Philadelphia Eleven
Dear Friends in Christ,
Last Monday, July 29th, was the 50th anniversary of the ordination of women in the Episcopal church. The Philadelphia Eleven, as they came to be known, were ordained as priests on Monday, July 29, 1974, the Feast of Saints Mary and Martha, at the Church of the Advocate in Philadelphia, two years before General Convention affirmed and explicitly authorized the ordination of women to the priesthood. Although no canon law existed prohibiting the ordination of women the custom was to only ordain men and women were denied the right to be ordained to the priesthood. Women did not even have equal rights as deacons and were only admitted to a separate order of "deaconesses" who were treated differently from men ordained as deacons. By custom they were celibate and wore a blue habit-like garb which was often assumed to be that of nuns.
The General Convention of 1970 eliminated the canonical distinctions between male deacons and female deaconesses and paved the way for women who had previously been made deaconess and were seeking ordination to the priesthood to be recognized as full and equal deacons. At the same General Convention, a resolution was put forward by the women deputies to approve women’s ordination to the priesthood and episcopate but failed to pass the House of Deputies. When similar legislation failed to pass at the 1973 General Convention because of a parliamentary technicality, some of the women began to strategize, feeling that they could not wait another three years for women’s priesthood to be legislatively approved. Suzanne Hiatt, a deacon, stated a shared sentiment among these women that their “vocation was not to continue to ask for permission to be a priest, but to be a priest.”
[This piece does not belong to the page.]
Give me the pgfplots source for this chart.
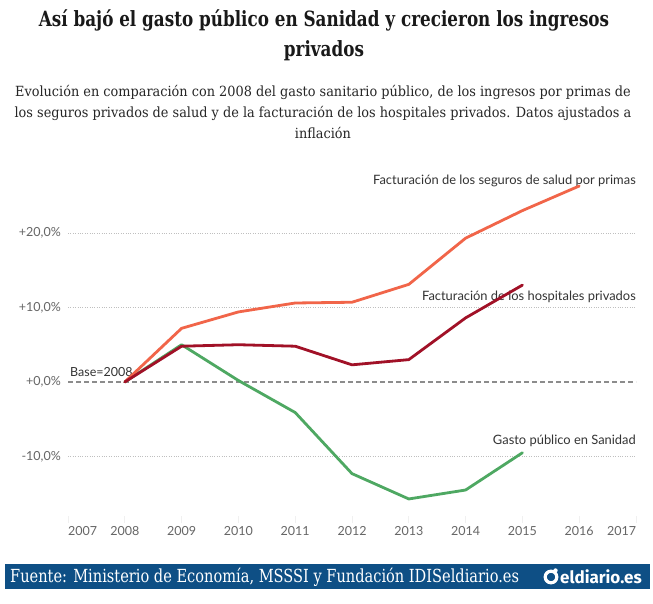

In July 1974, three retired bishops, Daniel Corrigan, retired bishop suffragan of Colorado; Robert L. DeWitt, recently resigned Bishop of Pennsylvania; and Edward R. Welles II, retired Bishop of West Missouri, stepped forward and agreed to ordain a group of qualified women deacons.
Deacons Merrill Bittner, Alla Bozarth-Campbell, Alison Cheek, Emily Hewitt, Carter Heyward, Suzanne Hiatt, Marie Moorefield, Jeannette Piccard, Betty Bone Schiess, Katrina Swanson, and Nancy Wittig, presented themselves as ready for ordination to the priesthood. Almost two thousand supporters and a few protesters attended the service. When Corrigan asked, per the ordination service in Book of Common Prayer, if anyone knew of any reason these women should not be ordained, several priests in attendance proceeded to read statements against the ordination. Once these statements had been made, the bishops responded that they were acting in obedience to God, and they proceeded with the ordinations.
Two weeks after the ordination, an emergency meeting of the house of Bishops held at O’Hare airport in Chicago tried to declare the ordinations invalid, but Arthur A. Vogel, the Bishop of West Missouri, told his colleagues that they had no theological grounds for declaring the ordinations invalid because they were performed by bishops in good standing according to the Ordination Rite in the Book of Common Prayer and by laying-on-of-hands within the Apostolic Succession.
When I heard my call in 1974 in the Church of England, I never reconsidered that one day women would be ordained, or that it might be what God was calling me to. I had
only become the first girl in the church choir the year previously. We have come a long way since then. No one thinks twice about a woman at the altar, and women bishops are the becoming the norm rather than the exception. And yet, women’s hard-won rights are being threatened and taken away. Rather than continuing to make progress we seem to be taking several giant steps backward. I will forever be grateful to the courageous women whose boldness and conviction paved the way for my own ordination, and on this anniversary I not only remember and honor the women who fought for me to do what I do, but also pledge to continue that fight so our daughters and granddaughters keep those hard-fought rights.